_Exercise description:_ In the data, extract each line that holds the string "document".

_Data for this exercise:_
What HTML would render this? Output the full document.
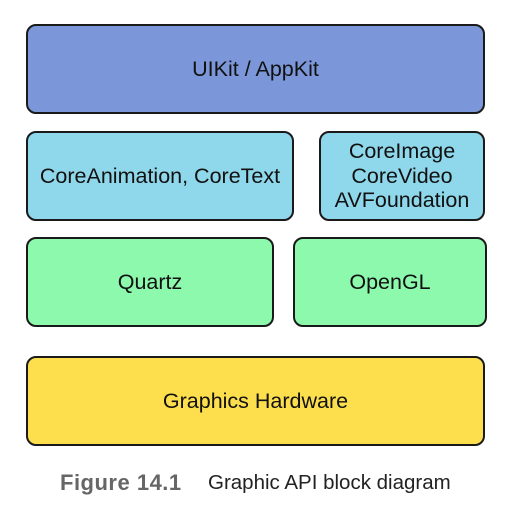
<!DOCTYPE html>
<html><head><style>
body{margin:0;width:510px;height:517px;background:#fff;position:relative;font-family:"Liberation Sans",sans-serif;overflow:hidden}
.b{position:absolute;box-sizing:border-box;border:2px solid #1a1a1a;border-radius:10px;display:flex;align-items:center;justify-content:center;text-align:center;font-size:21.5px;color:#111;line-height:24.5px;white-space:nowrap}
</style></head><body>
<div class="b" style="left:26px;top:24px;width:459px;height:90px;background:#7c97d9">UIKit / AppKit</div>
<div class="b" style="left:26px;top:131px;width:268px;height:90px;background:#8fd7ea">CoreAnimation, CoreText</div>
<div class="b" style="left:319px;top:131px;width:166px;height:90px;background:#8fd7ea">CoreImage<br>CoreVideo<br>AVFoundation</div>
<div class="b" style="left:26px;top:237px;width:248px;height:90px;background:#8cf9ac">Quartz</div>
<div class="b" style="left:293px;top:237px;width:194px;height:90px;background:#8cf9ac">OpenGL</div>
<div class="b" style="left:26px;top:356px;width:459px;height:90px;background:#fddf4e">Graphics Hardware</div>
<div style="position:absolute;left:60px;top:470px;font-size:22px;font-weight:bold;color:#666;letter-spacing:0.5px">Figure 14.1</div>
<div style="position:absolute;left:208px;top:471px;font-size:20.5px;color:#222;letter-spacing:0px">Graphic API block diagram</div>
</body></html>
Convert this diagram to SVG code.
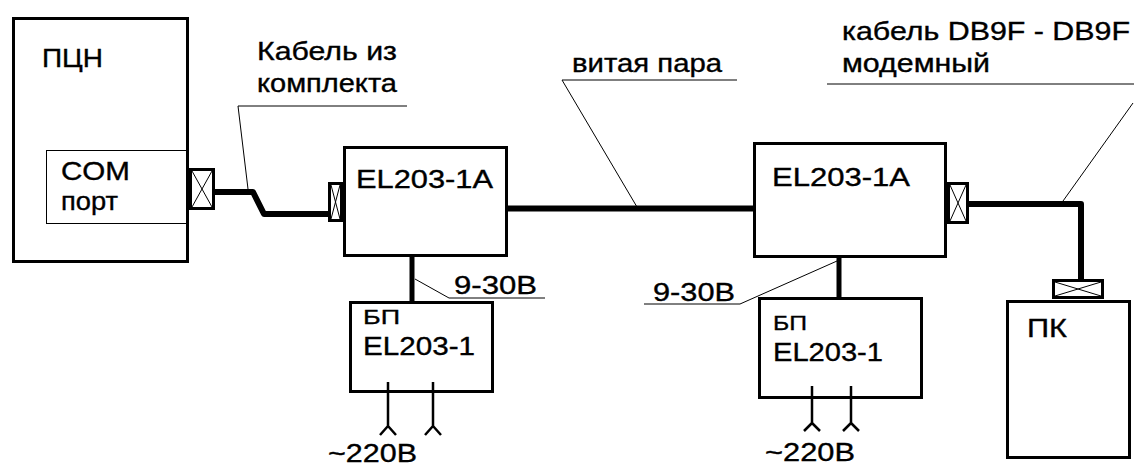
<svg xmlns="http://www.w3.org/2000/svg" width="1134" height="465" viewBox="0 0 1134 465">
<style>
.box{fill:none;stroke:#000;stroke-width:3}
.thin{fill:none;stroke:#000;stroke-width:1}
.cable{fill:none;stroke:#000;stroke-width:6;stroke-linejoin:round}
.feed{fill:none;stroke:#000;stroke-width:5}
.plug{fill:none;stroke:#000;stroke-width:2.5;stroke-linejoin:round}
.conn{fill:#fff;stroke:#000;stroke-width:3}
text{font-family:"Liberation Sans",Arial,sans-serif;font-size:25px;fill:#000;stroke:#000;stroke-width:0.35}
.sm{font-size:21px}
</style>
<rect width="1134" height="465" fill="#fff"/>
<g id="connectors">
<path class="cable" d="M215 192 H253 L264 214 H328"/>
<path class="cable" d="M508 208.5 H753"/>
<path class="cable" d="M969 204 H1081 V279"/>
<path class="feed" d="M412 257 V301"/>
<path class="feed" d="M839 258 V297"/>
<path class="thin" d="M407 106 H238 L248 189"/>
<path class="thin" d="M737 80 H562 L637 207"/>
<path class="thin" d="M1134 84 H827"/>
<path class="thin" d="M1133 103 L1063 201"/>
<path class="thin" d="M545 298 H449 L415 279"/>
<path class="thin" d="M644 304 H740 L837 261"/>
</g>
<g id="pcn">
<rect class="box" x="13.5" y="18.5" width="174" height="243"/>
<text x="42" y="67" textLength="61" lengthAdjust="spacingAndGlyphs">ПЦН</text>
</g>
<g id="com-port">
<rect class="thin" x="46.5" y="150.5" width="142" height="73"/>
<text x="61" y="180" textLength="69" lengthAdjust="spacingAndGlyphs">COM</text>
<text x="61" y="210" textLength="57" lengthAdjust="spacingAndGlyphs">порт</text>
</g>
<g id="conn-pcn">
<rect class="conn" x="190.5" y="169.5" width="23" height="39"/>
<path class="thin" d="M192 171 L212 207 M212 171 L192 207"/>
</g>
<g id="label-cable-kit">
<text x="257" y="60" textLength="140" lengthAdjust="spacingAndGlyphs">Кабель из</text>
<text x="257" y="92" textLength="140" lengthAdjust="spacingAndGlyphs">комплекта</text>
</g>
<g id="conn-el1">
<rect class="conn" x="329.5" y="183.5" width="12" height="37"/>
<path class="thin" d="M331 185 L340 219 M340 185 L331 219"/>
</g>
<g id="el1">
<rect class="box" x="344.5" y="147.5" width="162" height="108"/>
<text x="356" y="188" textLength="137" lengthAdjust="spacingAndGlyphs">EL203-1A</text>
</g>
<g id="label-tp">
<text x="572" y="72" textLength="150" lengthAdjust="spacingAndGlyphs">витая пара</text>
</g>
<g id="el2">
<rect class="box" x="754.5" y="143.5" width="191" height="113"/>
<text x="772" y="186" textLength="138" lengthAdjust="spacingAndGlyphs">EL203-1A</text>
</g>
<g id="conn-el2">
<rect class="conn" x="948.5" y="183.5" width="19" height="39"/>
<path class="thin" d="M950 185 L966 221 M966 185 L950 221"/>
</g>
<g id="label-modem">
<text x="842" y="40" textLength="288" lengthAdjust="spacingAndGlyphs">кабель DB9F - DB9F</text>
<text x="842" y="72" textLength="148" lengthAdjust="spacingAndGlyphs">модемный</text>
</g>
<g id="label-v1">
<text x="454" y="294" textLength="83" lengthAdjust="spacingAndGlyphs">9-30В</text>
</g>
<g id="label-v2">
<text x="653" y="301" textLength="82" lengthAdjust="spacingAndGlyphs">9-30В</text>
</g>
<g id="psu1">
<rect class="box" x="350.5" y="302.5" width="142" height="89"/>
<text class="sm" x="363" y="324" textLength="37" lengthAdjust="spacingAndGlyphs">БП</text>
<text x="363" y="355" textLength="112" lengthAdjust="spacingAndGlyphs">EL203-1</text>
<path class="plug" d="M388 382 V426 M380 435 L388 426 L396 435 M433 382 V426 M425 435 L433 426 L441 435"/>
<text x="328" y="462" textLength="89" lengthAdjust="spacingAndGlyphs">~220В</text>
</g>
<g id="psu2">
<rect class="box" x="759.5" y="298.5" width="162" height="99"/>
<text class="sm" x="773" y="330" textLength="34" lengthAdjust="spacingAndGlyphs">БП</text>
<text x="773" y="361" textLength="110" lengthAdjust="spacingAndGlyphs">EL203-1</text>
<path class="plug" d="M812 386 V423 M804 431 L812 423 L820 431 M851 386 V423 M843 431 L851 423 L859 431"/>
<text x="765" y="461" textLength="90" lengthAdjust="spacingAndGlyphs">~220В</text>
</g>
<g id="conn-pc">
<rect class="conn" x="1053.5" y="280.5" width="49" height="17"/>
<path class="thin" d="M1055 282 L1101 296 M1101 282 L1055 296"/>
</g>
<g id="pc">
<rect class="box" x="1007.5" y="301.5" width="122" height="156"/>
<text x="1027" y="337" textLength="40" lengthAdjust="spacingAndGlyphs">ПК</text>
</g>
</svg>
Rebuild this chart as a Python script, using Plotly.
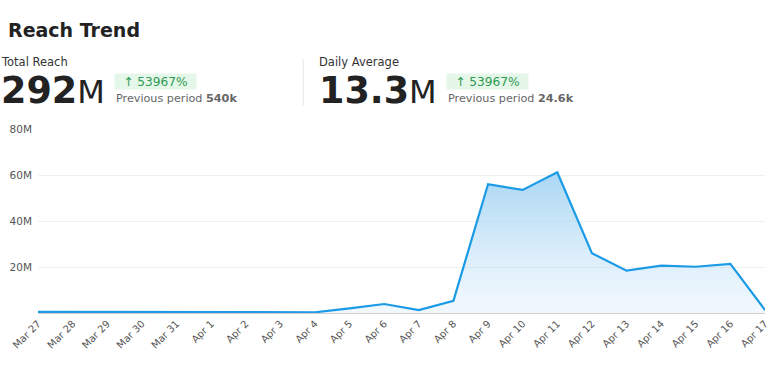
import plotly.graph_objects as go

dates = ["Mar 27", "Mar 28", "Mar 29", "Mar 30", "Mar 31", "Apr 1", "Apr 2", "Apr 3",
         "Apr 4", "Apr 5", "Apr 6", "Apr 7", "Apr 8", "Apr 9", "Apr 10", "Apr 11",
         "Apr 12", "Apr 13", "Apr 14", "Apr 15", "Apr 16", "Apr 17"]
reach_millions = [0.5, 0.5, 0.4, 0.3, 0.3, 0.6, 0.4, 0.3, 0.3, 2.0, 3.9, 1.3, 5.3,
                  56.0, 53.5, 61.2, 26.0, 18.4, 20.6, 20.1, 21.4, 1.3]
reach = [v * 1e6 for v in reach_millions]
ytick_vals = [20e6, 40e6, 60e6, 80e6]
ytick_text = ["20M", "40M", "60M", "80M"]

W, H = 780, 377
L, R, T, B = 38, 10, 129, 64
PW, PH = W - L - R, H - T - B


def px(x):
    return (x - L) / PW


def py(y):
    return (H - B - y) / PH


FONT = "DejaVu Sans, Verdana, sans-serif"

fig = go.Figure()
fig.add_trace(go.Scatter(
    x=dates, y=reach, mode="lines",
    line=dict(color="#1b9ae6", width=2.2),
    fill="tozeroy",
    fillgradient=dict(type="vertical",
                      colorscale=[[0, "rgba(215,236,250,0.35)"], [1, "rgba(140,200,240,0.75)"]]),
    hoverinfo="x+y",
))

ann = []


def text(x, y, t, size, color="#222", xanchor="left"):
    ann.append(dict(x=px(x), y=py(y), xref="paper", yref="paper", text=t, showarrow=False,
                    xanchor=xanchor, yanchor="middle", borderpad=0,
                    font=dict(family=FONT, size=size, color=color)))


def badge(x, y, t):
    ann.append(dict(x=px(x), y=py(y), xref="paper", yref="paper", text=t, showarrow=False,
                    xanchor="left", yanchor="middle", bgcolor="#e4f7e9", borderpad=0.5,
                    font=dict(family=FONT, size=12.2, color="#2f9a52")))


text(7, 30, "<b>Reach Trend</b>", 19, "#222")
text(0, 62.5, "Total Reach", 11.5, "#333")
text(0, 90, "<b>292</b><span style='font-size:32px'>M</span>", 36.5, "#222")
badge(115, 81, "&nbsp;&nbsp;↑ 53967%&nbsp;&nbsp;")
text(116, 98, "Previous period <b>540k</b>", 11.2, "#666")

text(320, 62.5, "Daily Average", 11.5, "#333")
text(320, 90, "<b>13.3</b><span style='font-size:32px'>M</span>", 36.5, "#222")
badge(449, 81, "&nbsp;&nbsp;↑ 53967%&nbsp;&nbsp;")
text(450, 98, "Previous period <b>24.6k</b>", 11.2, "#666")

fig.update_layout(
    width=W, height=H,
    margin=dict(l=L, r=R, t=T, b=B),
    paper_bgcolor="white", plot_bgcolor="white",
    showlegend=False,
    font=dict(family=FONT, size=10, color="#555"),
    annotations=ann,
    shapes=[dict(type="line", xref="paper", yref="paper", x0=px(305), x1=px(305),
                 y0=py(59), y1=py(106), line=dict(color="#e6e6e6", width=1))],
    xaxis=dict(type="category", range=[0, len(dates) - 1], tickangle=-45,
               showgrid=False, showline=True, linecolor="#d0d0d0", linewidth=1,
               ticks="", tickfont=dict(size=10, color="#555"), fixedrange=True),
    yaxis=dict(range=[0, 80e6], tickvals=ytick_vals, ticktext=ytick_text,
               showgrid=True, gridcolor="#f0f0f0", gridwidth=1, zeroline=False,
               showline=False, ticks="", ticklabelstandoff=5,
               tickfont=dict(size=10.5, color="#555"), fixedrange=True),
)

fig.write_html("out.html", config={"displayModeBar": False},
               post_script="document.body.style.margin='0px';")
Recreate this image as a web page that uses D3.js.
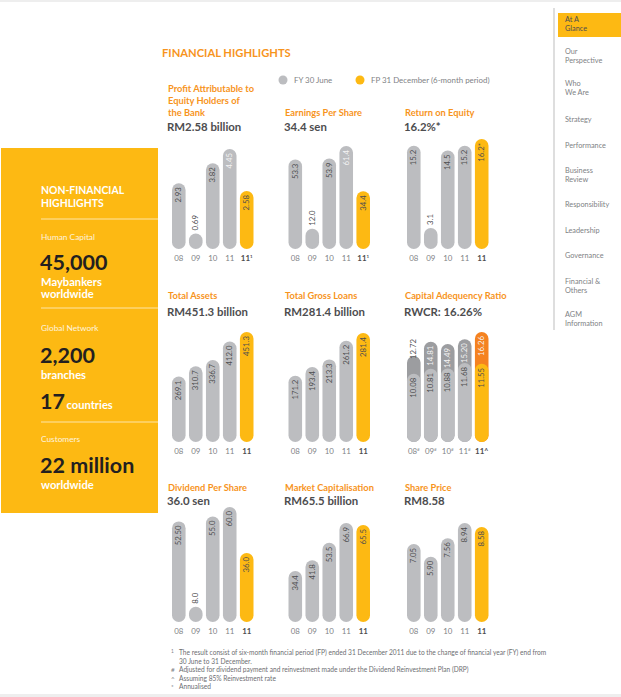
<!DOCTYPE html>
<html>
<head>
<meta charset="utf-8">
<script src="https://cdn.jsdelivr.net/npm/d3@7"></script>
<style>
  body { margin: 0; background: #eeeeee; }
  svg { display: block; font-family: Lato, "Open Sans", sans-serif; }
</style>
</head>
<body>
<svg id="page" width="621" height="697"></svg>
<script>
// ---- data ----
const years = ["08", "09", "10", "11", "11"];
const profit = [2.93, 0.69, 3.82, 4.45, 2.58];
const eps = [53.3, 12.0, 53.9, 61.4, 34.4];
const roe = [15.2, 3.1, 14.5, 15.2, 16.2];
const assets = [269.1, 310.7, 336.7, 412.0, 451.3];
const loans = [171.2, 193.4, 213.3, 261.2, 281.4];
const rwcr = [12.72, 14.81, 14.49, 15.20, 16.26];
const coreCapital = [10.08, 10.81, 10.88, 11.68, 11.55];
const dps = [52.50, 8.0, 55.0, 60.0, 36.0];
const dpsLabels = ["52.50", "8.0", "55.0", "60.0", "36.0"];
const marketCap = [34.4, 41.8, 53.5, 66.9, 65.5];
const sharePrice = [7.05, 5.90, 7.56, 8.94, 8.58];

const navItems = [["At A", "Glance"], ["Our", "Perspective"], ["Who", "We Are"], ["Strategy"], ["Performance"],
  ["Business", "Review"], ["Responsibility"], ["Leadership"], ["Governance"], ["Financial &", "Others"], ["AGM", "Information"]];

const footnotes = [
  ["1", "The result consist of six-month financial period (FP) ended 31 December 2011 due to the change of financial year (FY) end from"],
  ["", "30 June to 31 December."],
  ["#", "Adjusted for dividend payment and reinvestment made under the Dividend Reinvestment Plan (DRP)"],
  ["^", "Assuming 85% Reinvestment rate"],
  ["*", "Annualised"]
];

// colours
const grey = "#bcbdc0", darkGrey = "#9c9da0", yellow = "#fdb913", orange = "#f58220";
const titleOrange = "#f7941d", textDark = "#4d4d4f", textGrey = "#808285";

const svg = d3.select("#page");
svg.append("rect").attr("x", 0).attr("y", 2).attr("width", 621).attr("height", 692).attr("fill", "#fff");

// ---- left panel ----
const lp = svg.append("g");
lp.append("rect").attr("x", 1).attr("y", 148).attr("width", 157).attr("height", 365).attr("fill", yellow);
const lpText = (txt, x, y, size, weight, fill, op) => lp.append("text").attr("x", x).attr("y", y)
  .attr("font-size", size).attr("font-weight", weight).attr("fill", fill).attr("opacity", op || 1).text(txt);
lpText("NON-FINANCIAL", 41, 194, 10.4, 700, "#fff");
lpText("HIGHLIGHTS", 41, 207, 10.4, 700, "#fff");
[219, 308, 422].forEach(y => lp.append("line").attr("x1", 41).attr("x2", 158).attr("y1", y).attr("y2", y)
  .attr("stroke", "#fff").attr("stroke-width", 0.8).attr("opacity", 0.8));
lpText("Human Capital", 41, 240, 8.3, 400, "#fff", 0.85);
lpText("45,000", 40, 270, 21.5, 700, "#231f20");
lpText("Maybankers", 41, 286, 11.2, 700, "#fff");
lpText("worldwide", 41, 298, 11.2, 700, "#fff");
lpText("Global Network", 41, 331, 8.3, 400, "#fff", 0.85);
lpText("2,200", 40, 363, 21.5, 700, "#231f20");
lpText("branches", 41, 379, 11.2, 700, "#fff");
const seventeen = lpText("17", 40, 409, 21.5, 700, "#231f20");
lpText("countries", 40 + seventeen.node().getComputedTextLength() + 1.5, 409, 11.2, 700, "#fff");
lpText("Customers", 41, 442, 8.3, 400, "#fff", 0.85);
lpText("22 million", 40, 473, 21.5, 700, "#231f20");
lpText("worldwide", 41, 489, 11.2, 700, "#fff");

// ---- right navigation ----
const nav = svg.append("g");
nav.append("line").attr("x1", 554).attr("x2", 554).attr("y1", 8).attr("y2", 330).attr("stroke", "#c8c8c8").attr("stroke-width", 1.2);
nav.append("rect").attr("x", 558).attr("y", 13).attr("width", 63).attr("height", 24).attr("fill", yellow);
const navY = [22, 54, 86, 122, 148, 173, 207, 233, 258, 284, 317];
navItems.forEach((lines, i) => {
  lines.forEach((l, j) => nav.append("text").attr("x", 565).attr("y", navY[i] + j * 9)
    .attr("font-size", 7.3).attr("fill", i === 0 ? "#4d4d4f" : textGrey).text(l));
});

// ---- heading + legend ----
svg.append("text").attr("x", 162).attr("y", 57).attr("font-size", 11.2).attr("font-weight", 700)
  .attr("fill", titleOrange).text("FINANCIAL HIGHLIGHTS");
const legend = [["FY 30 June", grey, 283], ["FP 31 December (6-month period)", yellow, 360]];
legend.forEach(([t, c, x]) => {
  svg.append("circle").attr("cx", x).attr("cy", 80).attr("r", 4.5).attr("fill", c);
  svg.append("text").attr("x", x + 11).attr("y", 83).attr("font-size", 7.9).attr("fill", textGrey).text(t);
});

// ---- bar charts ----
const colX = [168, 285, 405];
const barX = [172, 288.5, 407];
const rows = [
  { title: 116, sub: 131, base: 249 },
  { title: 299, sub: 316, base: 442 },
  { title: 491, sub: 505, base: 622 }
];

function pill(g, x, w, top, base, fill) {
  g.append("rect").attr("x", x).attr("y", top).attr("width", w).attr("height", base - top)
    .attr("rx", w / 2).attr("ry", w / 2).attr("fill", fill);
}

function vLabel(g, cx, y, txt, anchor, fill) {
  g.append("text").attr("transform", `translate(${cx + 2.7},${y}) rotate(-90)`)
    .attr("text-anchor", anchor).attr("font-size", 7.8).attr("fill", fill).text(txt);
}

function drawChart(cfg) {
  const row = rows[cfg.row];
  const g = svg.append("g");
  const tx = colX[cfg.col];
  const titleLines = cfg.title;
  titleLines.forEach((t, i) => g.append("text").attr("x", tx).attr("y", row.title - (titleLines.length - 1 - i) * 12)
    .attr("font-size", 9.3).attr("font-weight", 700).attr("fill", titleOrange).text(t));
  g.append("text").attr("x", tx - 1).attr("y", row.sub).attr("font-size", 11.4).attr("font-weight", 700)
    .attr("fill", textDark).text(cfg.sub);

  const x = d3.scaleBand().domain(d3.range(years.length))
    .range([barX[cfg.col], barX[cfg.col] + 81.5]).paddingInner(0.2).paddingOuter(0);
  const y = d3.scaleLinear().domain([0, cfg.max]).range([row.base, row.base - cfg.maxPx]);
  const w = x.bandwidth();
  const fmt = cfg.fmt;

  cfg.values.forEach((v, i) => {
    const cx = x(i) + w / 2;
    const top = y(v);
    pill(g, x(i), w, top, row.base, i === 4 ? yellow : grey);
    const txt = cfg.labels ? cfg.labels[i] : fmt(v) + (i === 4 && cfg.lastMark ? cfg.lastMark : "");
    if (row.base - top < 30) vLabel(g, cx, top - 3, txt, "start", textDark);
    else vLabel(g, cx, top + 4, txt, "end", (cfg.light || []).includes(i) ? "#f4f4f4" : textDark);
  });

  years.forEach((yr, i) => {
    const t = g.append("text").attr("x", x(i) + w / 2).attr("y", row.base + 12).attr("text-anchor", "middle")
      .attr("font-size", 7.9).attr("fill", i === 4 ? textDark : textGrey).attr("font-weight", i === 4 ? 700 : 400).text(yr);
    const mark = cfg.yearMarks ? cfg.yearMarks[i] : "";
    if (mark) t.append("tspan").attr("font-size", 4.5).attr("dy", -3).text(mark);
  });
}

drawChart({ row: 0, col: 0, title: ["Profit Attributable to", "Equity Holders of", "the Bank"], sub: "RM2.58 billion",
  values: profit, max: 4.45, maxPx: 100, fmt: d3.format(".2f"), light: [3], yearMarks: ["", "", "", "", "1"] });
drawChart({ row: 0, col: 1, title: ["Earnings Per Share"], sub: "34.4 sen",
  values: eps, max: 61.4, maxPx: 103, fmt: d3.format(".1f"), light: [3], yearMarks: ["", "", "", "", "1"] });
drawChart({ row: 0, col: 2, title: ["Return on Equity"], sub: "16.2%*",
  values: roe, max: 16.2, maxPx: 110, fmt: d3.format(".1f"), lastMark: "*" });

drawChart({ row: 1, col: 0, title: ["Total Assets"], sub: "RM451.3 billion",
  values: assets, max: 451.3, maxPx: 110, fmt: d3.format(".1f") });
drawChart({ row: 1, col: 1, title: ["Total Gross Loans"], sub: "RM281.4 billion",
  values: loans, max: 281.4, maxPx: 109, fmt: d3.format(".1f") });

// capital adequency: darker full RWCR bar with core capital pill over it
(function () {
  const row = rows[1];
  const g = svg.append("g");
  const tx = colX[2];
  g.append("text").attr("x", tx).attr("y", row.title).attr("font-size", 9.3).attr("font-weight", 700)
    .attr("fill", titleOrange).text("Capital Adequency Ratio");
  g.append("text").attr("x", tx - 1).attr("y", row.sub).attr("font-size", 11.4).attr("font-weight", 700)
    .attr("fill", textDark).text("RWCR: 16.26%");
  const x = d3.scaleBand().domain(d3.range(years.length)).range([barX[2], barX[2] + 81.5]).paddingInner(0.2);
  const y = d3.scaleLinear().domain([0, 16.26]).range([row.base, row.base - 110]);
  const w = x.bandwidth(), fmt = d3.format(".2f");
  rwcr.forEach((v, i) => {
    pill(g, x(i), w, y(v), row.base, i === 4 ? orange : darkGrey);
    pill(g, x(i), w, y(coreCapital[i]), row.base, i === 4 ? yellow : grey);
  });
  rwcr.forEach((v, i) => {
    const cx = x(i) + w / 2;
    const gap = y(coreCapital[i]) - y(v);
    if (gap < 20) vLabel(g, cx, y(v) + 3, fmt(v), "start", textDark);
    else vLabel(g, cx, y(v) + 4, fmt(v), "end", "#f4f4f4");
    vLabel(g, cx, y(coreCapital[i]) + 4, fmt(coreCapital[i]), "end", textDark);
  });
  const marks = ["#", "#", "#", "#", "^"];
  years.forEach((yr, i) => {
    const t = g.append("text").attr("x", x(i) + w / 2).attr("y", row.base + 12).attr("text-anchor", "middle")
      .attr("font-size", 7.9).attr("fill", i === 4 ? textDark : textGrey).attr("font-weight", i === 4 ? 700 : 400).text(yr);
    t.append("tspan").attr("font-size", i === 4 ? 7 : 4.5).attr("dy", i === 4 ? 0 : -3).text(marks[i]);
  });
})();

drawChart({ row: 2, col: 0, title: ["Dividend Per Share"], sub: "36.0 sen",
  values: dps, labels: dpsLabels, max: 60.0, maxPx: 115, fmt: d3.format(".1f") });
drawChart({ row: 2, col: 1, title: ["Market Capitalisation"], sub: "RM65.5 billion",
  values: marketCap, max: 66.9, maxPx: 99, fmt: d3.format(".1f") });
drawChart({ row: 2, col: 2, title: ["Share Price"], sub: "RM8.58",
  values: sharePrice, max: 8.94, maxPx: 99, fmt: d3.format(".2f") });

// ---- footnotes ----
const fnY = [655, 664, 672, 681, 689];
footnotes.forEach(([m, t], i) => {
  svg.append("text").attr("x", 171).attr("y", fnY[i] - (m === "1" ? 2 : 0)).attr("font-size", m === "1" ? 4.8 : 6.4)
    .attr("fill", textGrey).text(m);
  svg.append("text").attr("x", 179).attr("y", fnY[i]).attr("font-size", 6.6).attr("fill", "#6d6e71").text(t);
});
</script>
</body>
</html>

_Result for this task:_
What HTML would render this? Output the full document.
               post_script="document.body.style.margin='0px';")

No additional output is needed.